At the Kotel, after Minister Hanegbi tried to reassure us of the Prime Minister’s good intentions, I asked an obvious question:

“It seems to much of world Jewry that Prime Minister Netanyahu is more concerned with holding his position as Prime Minister and keeping his governing coalition together than he is concerned with the best interests of klal Yisrael, the entirety of the Jewish people. How do you respond to this widely held belief?”   

Minister Hanegbi said that this was not true, that the Prime Minister has political challenges to consider and that he still believes that a compromise is achievable.

No one I know standing there at the holiest site in Judaism believed that Netanyahu would become a “profile of courage” and risk his government on this issueor, for that matter, on any issue.

What is the take-away for us?

First, it is our duty as Diaspora Jews to continue to support the State of Israel as the national home of the entire Jewish people.

And second, it is our obligation to align ourselves with progressive democratic forces in Israel that advocate for religious pluralism, democracy, and human rights.

The following day, the 120 members of the Jewish Agency Board of Governors went to the Knesset and met individually in groups of four with thirty-four MKs. Our message was simple – ‘implement the original Kotel Agreement and reject the Conversion Law.’

After our individual hour-long discussions, we met in a large Knesset Conference room and many MKs spoke to us including members of the ruling coalition Likud, the Zionist Union, Kulanu, Yesh Atid, Bayit Hayehudi, and others. To a person, each supported our agenda and said so forthrightly. We did not meet, however, with any members of the extremist ultra-Orthodox parties or the Arab List.

Notes:

JAFI and the WZO are two of the three national institutions of the Jewish people. The third is Keren Kayemet L’Yisrael (i.e. KK’L – or JNF).

Theodor Herzl, the Father of Zionism, founded the WZO in 1897 in Basel, Switzerland. It is called “the Parliament of the Jewish people” and includes representatives from every major Israeli political party and all world Zionist organizations.

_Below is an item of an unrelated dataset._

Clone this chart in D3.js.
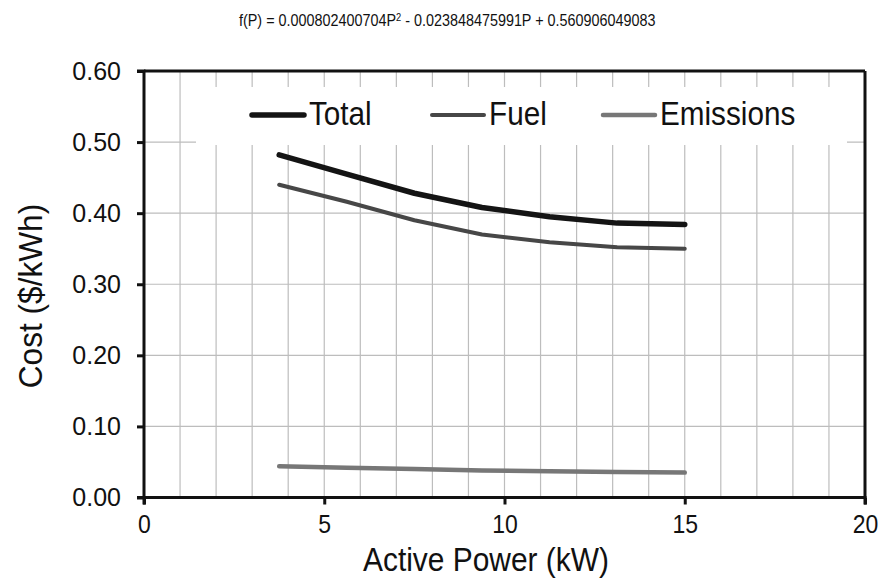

David Ben Gurion founded the Jewish Agency for Israel in 1935 and served as its first Chair. He was also the chair of the WZO before the state was founded. Today, Natan Sharansky serves as chairman of the Jewish Agency Executive.

JAFI’s purpose is to “inspire Jews throughout the world to connect with their people, heritage, and land, and empower them to build a thriving Jewish future and a strong Israel.”

The WZO’s purpose “… aims at establishing for the Jewish people a legally assured home in Palestine.” Today, the WZO includes the World Zionist Unions, international Zionist federations; and international organizations that define themselves as Zionist, such as WIZO, Hadassah, B’nai Brith, Maccabi, the International Sephardic Federation, the three religious streams of world Judaism (Orthodox, Conservative, Reform), a delegation from the Commonwealth of Independent States (i.e. the former Soviet Union), the World Union of Jewish Students (WUJS), and more.

Both national institutions bring the State of Israel and the Jewish Diaspora together to debate the great issues facing the Jewish people, to promote the Jewish people’s general welfare, and to fund programs and projects that support world Zionism and the connections of world Jewry to the State of Israel.